G&M : 2008 n’est-il pas, sous certains aspects, un peu trop parfait, un peu premier de la classe ? 

J. C. : Chez Krug, on donne des petits noms aux millésimes. 2008, c’est « élégance intemporelle ». C’est le grand classique, le petit rat de l’opéra qui virevolte sans un cheveu qui dépasse.

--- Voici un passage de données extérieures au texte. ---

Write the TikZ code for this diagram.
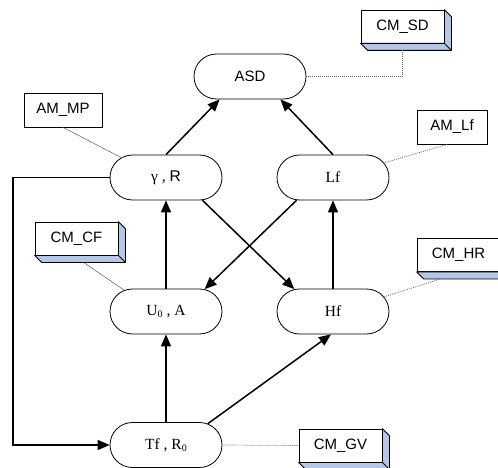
\documentclass[tikz,border=0pt]{standalone}
\usepackage{fontspec}
\setmainfont{Liberation Serif}
\newfontfamily\arialf{Liberation Sans}
\usetikzlibrary{arrows.meta,shapes.misc}
\definecolor{shadeblue}{HTML}{B4C7E7}
\newcommand\subz{\raisebox{-0.12em}{\fontsize{10}{10}\selectfont 0}}
\newcommand\extrude[1]{%
  \filldraw[fill=shadeblue,draw=black,line width=0.8pt,line join=round]
    (#1.north east) -- ([shift={(7pt,-7pt)}]#1.north east) -- ([shift={(7pt,-7pt)}]#1.south east)
    -- ([shift={(7pt,-7pt)}]#1.south west) -- (#1.south west) -- (#1.south east) -- cycle;
  \draw[line width=0.8pt] (#1.south east) -- ([shift={(7pt,-7pt)}]#1.south east);}
\tikzset{
  state/.style={rounded rectangle, rounded rectangle arc length=180, draw=black, line width=0.8pt,
    minimum width=112pt, minimum height=45pt, inner sep=0pt, fill=white,
    font=\fontsize{15.5}{15.5}\selectfont},
  label3d/.style={rectangle, draw=black, line width=0.8pt, fill=white, minimum width=83pt,
    minimum height=33pt, inner sep=0pt, font=\arialf\fontsize{15}{15}\selectfont},
  labelbox/.style={rectangle, draw=black, line width=0.8pt, fill=white, minimum height=34pt,
    inner sep=0pt, font=\arialf\fontsize{15}{15}\selectfont},
  arr/.style={line width=1.5pt, -{Triangle[length=12pt,width=10pt]}},
  dotl/.style={gray!80!black, line width=0.7pt, dash pattern=on 1pt off 1pt},
  thinl/.style={gray!70!black, line width=0.5pt},
}
\begin{document}
\begin{tikzpicture}[x=1pt,y=-1pt]
\useasboundingbox (0,0) rectangle (498,468);
\begin{scope}
\clip (0,0) rectangle (498,468);
% state nodes
\node[state,font=\arialf\fontsize{15}{15}\selectfont] (asd) at (250,76.5) {ASD};
\node[state] (gr) at (166,177.5) {γ , {\arialf R}};
\node[state] (lf) at (333,177.5) {Lf};
\node[state] (u0) at (166,311.5) {U\subz\ , A};
\node[state] (hf) at (333,311.5) {Hf};
\node[state] (tf) at (166,445) {Tf , R\subz};
% label boxes
\node[labelbox,minimum width=78pt] (ammp) at (63,110) {AM\_MP};
\node[labelbox,minimum width=70pt] (amlf) at (452,127) {AM\_Lf};
\node[label3d] (cmsd) at (402.5,26.5) {CM\_SD};
\node[label3d] (cmcf) at (76.5,238.5) {CM\_CF};
\node[label3d] (cmhr) at (458.5,255) {CM\_HR};
\node[label3d] (cmgv) at (340.5,445.5) {CM\_GV};
\extrude{cmsd}
\extrude{cmcf}
\extrude{cmhr}
\extrude{cmgv}
% annotation connectors
\draw[dotl] (asd.east) -| ([yshift=-7pt]cmsd.south);
\draw[thinl] (ammp.south) -- (gr.156);
\draw[dotl] ([xshift=-5pt]amlf.south) -- (lf.16);
\draw[thinl] ([shift={(7pt,-7pt)}]cmcf.south) -- (u0.153);
\draw[dotl] ([shift={(-18pt,-7pt)}]cmhr.south) -- (hf.16);
\draw[dotl] (tf.east) -- (cmgv.west);
% arrows
\draw[arr] (gr.north) -- (asd.217);
\draw[arr] (lf.north) -- (asd.323);
\draw[arr] (u0.north) -- (gr.south);
\draw[arr] (hf.north) -- (lf.south);
\draw[arr] (gr.328) -- (hf.150);
\draw[arr] (lf.212) -- (u0.30);
\draw[arr] (tf.north) -- (u0.south);
\draw[arr] (tf.27) -- (hf.265);
\coordinate (fb) at (13,177.5);
\draw[arr] (gr.west) -- (fb) |- (tf.west);
\end{scope}
\end{tikzpicture}
\end{document}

Premier de la classe, oui, mais trop parfait, non. 

 

G&M : Des particularités pour cette cuvée du millésime 2008 ? 

J. C. : Oui, une particularité : c’est une majorité de pinot noir (53%) et un peu plus de meunier (25%) que de chardonnay (22%), mais ce n’est pas volontaire, c’est la résultante de la dégustation. 

 

G&M : Pour schématiser et conclure, pourriez-vous donner trois expressions pour chacun de ces trois vins ? 

J. C. : Clos du Mesnil : « La plus pure expression du chardonnay vue par Krug. »  

Millésime : « La musique d’une année », jamais la même, parfois une fanfare, parfois un quatuor à cordes.  

Grande Cuvée : « L’orchestre », la réconciliation des paradoxes, la musique de la Champagne. 

 

Le Clos du Mesnil 2008 sera disponible en septembre chez les meilleurs cavistes.